Imaginem um pai que todos os dias vai ao trabalho para garantir o sustento de seu filho. Após sair cedinho, ele volta apenas no pôr-do-sol, cansado da jornada diária. A posição verdadeiramente amorosa do filho é esta: ao mesmo tempo que toma cuidado com os objetos da casa de seu pai, pois reconhece seu esforço em dar-lhe tudo o que tem, procura arrumar o ambiente para que seu pai volte e tenha um conforto maior. Por isso, pode ser que faxine a casa algumas vezes por semana, faça uma comida saborosa e até mesmo resolva algumas pendências que seu pai precisaria ir atrás no fim de semana.
E tudo isso faz o filho esperando apenas uma coisa em troca: que seu pai seja mais feliz. Pois ele o ama acima de tudo, e, ao saber que está na hora do seu regresso, fica contente pois sabe que seu pai ficará agradado ao voltar e entrar a casa em ordem.
Pensemos que, num dia qualquer, o filho, desajeitado que é, tropeça e derruba um vaso que é muito caro ao pai. Ele quebra em vários cacos, e não tem mais conserto. É normal que o filho sinta uma certa tristeza por ter cometido este desastre, mas não a ponto de desejar que seu pai não volte mais, pois o filho sabe que, muito mais precioso do que o vaso, para seu pai, é ele mesmo. E quando o pai chega em casa, a primeira coisa que o filho faz é se acusar de seu erro e pedir perdão, enquanto corre aos braços do pai amoroso.

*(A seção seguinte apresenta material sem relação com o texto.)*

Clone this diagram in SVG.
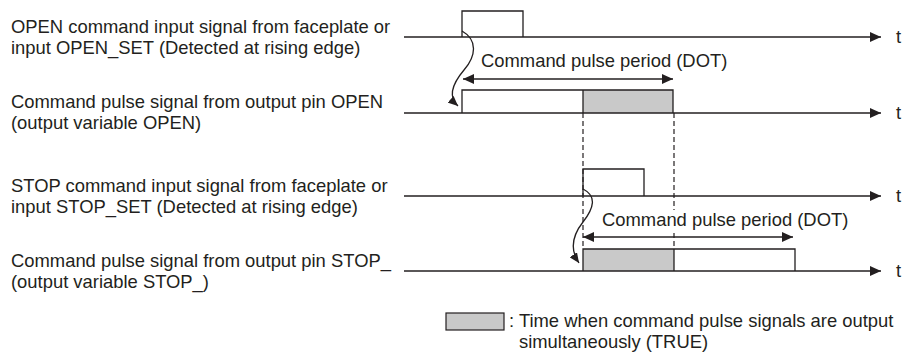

Agora transpassemos para a nossa realidade: somos filhos de um Pai perfeito e amorosíssimo. Ele nos permite que cada dia seja para nós uma jornada sua: ao acordarmos, dá-nos liberdade para termos escolhas sem, contudo, estar presente fisicamente. O verdadeiro filho mantém acesa a esperança: “é hoje que meu Pai voltará? É hoje que verei novamente sua face e correrei para seus braços?” E mesmo que este filho tenha quebrado uns tantos vasos pela vida, esta esperança não diminui. Pelo contrário: ela gera este santo temor: “Como fui tão desastrado com as coisas do meu Pai? Ele, que, em sua bondade, meu deu tudo o que eu tenho, inclusive sua própria vida?” Este temor santo está fundado na justiça, pois eu reconheço que fiz o mal, e que mereço uma punição.
É assim que estas três virtudes, esperança, temor de Deus e justiça se harmonizam: no amor. Se amo, tenho esperança; e se amo, temo ofender ao Senhor. É por isso que, antes de controversas, estas virtudes são essenciais para medir nosso amor. Não podemos ser o filho relaxado que não tem amor pelas coisas de seu Pai, nem o filho rigoroso e traumatizado que não confia no perdão de Deus.